Dataset
Our demand model relied on four primary sources of data; rideshare data from the Chicago Data Portal, census data from the US Census Bureau (USCB), weather data from Weather Underground, and Place data from Google Maps Places API.
Figure 1: Plot of API Data of Chicago
Chicago Data Portal contains 100M+ records with 80+ columns about Uber and Lyft rides in the city of Chicago. The data was down sampled from over a year of records to the month of September 2019 with roughly 4.3M records. The time range was selected to make sure the data is recent and relevant. Even with reducing the size of the data a GPU had to be used for data cleaning and merging. The trip pickup and drop-off latitude and longitudes and the pickup and drop-off were retained for all September 2019 ride records.
The latest census data (2010) was used to collect information on the population of Chicago such as car ownership, age statistics, population density, use of public transit and the average income of the area. This data was pulled at the tract level. Tracts, defined by the USCB, are small (in cities) contiguous geographic areas which contain approximately 5000 to 10,000 people.

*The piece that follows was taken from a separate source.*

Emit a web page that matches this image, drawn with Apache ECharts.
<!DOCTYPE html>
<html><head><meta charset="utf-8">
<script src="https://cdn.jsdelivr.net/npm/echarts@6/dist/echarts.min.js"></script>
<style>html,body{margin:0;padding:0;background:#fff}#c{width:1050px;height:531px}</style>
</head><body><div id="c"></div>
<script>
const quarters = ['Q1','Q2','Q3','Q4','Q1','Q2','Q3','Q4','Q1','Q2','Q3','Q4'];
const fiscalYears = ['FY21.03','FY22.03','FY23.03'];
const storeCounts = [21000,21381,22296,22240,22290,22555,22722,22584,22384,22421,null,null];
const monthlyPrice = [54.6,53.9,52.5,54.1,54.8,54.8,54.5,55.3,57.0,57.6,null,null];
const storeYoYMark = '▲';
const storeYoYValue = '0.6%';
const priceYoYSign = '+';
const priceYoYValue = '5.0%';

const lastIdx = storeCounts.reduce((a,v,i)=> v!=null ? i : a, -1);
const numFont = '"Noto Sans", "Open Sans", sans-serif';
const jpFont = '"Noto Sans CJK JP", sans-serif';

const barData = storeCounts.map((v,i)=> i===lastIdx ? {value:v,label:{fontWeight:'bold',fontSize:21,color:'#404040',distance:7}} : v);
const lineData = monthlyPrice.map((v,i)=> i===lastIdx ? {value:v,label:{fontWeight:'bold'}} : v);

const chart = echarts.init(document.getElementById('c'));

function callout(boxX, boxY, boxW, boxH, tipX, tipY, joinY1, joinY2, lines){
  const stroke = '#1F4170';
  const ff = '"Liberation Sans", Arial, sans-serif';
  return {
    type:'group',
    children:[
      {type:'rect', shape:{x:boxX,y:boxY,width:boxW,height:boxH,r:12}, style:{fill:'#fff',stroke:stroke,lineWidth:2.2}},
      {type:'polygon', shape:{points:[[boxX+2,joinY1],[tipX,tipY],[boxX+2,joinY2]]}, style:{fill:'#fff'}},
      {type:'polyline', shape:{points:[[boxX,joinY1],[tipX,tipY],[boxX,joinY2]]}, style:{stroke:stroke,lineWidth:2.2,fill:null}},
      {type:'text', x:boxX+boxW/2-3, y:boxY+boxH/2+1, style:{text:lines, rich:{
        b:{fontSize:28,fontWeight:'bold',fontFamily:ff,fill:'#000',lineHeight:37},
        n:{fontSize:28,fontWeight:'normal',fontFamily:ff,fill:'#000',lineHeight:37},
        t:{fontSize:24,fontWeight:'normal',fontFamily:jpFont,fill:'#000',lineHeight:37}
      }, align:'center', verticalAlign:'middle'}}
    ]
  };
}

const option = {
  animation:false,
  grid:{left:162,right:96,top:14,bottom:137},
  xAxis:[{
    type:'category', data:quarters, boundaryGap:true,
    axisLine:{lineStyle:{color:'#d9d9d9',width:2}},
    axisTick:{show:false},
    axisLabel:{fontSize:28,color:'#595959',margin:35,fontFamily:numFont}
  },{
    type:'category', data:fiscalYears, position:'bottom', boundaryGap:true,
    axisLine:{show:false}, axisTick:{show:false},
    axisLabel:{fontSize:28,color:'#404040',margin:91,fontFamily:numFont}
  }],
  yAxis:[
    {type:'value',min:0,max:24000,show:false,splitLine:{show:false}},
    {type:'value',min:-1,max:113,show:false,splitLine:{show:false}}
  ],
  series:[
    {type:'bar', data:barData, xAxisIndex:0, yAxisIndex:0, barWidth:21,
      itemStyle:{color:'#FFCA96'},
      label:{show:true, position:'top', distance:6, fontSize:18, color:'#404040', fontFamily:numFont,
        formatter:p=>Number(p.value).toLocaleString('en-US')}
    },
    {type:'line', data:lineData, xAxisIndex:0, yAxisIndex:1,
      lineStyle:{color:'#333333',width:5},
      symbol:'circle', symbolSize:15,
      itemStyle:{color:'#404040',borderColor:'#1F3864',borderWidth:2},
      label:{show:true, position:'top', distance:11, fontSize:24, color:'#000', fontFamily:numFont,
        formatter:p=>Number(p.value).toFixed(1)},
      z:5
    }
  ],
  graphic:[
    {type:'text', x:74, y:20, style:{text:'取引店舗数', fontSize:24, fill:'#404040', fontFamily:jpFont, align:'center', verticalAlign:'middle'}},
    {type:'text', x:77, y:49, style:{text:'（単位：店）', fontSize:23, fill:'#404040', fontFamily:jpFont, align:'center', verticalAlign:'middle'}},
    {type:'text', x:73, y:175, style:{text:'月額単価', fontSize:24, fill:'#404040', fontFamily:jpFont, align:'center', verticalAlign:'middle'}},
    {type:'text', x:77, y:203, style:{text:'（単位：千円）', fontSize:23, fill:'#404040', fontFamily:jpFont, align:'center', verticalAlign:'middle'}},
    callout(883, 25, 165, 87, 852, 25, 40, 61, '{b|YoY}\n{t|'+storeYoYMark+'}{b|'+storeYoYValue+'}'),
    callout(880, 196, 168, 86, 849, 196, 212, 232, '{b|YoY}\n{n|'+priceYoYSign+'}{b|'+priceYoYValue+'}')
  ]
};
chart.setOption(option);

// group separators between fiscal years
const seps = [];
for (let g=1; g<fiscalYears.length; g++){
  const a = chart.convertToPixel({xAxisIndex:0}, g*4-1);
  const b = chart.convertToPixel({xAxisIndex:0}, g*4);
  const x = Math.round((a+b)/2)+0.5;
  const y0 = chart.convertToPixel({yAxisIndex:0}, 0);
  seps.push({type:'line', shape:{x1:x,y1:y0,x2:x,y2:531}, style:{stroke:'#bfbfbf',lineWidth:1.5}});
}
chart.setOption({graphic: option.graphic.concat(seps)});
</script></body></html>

The Google Maps API was used to pull Points Of Interest (POIs). POIs are geolocation tags which include the name a place and what type of place it is. Within Chicago there were 104 unique location types and 34k unique places of interest. These POIs are plotted across Chicago Tracts in the figure to the right.
Weather plays an important role in predicting the number of rides to expect between tracts. The weather data was sourced from World Weather Online. The temperature, precipitation, wind, wind-chill and humidity were retained for the hour across the city of Chicago (assuming consistency in conditions geographically but not temporally).